A US$40-million grant commitment from Bill Gates’ Breakthrough Energy Catalyst for Deep Sky’s carbon removal facility in Alberta caps off a year that saw the Montreal-based company make strides toward commercialization of its ambitious climate solution.
“This is incredible validation from one of the smartest investors on the planet on decarbonization,” for its unique business model, Damien Steel, CEO of Deep Sky, said in an interview with Sustainable Biz Canada.
The funds will be used for the construction and operations of Deep Sky Alpha, a facility in Innisfail, Alta. that will serve as a test site for direct air capture (DAC) technologies removing carbon dioxide (CO2) from the atmosphere. There, the intent is to scale-up the offering to a full business.
Founded by billionaire Bill Gates as a branch of the Breakthrough Energy Network, the Catalyst finances climate technologies that reduce greenhouse gases, prioritizing projects with aspirations for commercialization like Deep Sky. The Catalyst grant represents its first investment into a Canadian company and DAC project.
Deep Sky’s goal is to lower the cost of carbon removal, which Steel and co-founder Frederic Lalonde believe is critical to the viability of the nascent industry. The company is inching forward on plans for sites that can remove CO2 at an industrial scale.
A year to be proud of for Deep Sky
One of Deep Sky’s major developments in 2024 is the construction of Deep Sky Alpha. Work has gone ahead of schedule and on budget, Steel said, despite the scoffs he heard after announcing his intention to have it finished within one year.
Set to be operational in April 2025, Deep Sky Alpha will generate the company’s first carbon removal credits, with RBC and Microsoft among the earliest buyers. It will make Deep Sky one of the first firms in North America to deliver DAC credits on a registry.

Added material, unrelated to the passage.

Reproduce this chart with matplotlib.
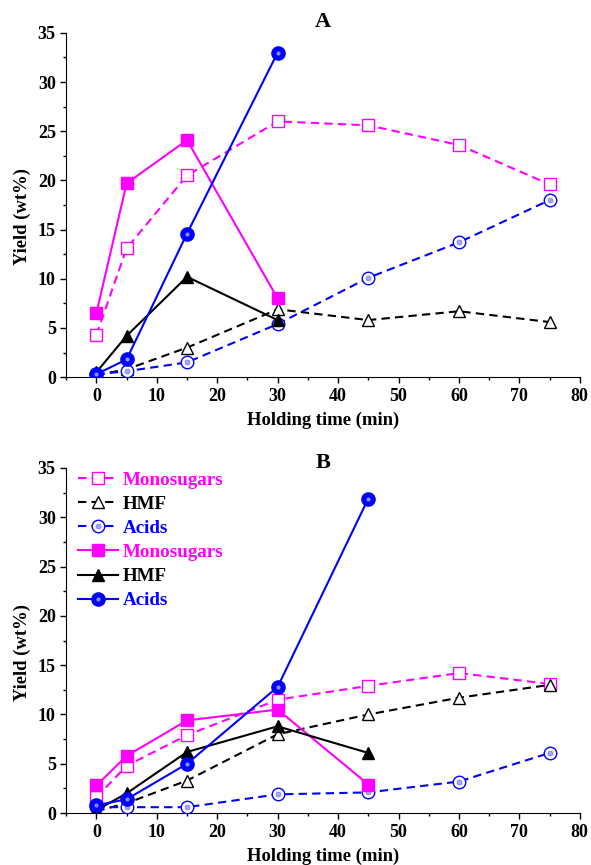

At Deep Sky Alpha, the company will be using equipment from providers such as Airhive, Mission Zero, Skyrenu and Skytree for technology pilots and removing CO2 for its carbon removal credit buyers. Solar energy is to powering the facility, and the CO2 is to be stored in an operational storage well.
Deep Sky’s mission at Alpha is to reduce the cost of DAC, currently pegged at US$600 to US$1,000 per ton of CO2 according to the World Economic Forum. The company can apply the efficiencies and creative solutions it used for the project on the larger, industrial-scale projects it intends to develop, Steel explained.
Having a quiver of multiple technologies to draw upon provides the diversity he hopes will put the company in a “privileged position to help the technologies we work with to design, build and operate DAC plants in a cheaper way.”
“The world will ultimately need many approaches to carbon removal at prices far lower than is achievable today, but Deep Sky’s platform will enable and accelerate the kind of real-world innovation that could make affordable DAC achievable,” Mario Fernandez, head of Breakthrough Energy Catalyst, said in a release.
Deep Sky has raised over $130 million since its founding, including its $75-million Series A, government funding and the Catalyst grant.
Deep Sky’s horizon for 2025
From smooth sailing on Deep Sky Alpha, its first sale of carbon removal credits, the partners it worked with, and the team it has assembled, Steel heard resounding approval from the company’s board for its progress in 2024.
“Series A companies are not supposed to attract the people we’ve been able to attract, and Series A companies are not supposed to be able achieve the things that we’ve been able to achieve,” Steel said he was told.
2025 will be another crucial year for Deep Sky: Steel hopes a final investment decision will be made on its first purely commercial facility before the end of the year.
Deep Sky aims to capture and store hundreds of thousands of tonnes of CO2 per year, using DAC technologies that can scale up quickly, at three planned Canadian facilities. Deep Sky Alpha can capture 3,000 tonnes per year by comparison.
Many more will be needed to make a dent in the 702 million tonnes of CO2 emitted in Canada in 2023.
Early steps such as community engagement, securing clean electricity from local utilities, conducting geological work, drilling its own carbon storage wells, and government collaborations are already happening for its first commercial sites, Steel said.
Steel said he is open to “creative funding structures”, and a funding round could happen as early as 2025.
Even as some political and economic winds tilt away from climate action, Steel said he is hearing a decidedly different tone from the Fortune 500 CEOs he talks to on a regular basis.
“Their ambitions and desires to decarbonize and attack the problem of climate change have not changed.” he said. “Political climate aside, if we’re able to produce effective carbon removal at a price point that scales and makes sense, the customers will be there.”